My home office is a converted spare bedroom about eleven feet wide. I work at a walnut-veneer desk that is 55 inches across and about 1.25 inches thick at the back edge. Both monitors are Acer 24-inch IPS panels, roughly 12 pounds each. I use one for writing and the other for reference, browsing, or the occasional video call. I sit at this desk around six hours a day, most days of the week, and I take it seriously because the space matters to me. I want it to look calm, not like a server rack.

I set the VIVO mount up alone, without help, in about 45 minutes from box to finished. The clamp tightened cleanly onto my desk edge. I routed both monitor cables through the arm channels before attaching the screens, which is the right order and the one thing the instructions actually make clear. Once both monitors were seated and I had dialed in the tilt and height over about 20 minutes of small adjustments, I was done. I have not adjusted them since.

Over the following fourteen months: I have moved my desk twice (once across the room, once to a different wall), removed and reattached the mount each time without any drama, and had zero instances of a monitor drifting out of position on its own. That last point matters more than people realize until they have owned a cheap arm that slowly nods forward over the course of a workday.

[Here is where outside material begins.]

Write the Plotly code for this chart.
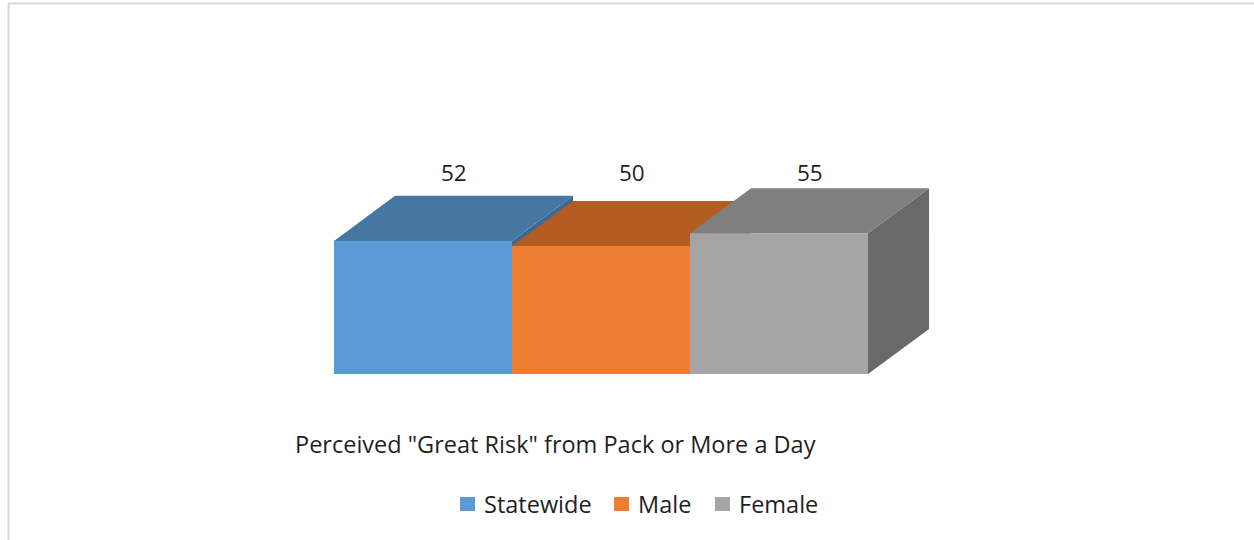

Close-up of a hand tightening the VIVO monitor mount clamp onto the back edge of a wooden desk

Build Quality and What You Are Actually Getting

The VIVO mount is steel, painted matte black. It is not light. The grommet and clamp hardware are chunky in a reassuring way. The arms themselves feel like a solid piece of shop equipment, not a consumer gadget. There is nothing especially refined about the aesthetic, but it is the kind of thing you can hide behind your monitors and forget about, which is exactly what I wanted.

The articulation is friction-based, not gas-spring. That is the key distinction between this mount and premium arms like the Ergotron LX Dual. On a gas-spring arm you can push a monitor up or down with one finger and it floats in place. On the VIVO you tighten a set of Allen bolts to dial in the tension you want, and after that the monitor stays put until you decide to move it again. If you reposition your screens once during setup and then leave them alone, this is perfect. If you like to pull a monitor closer for reading and push it back for video calls multiple times a day, the friction system will frustrate you.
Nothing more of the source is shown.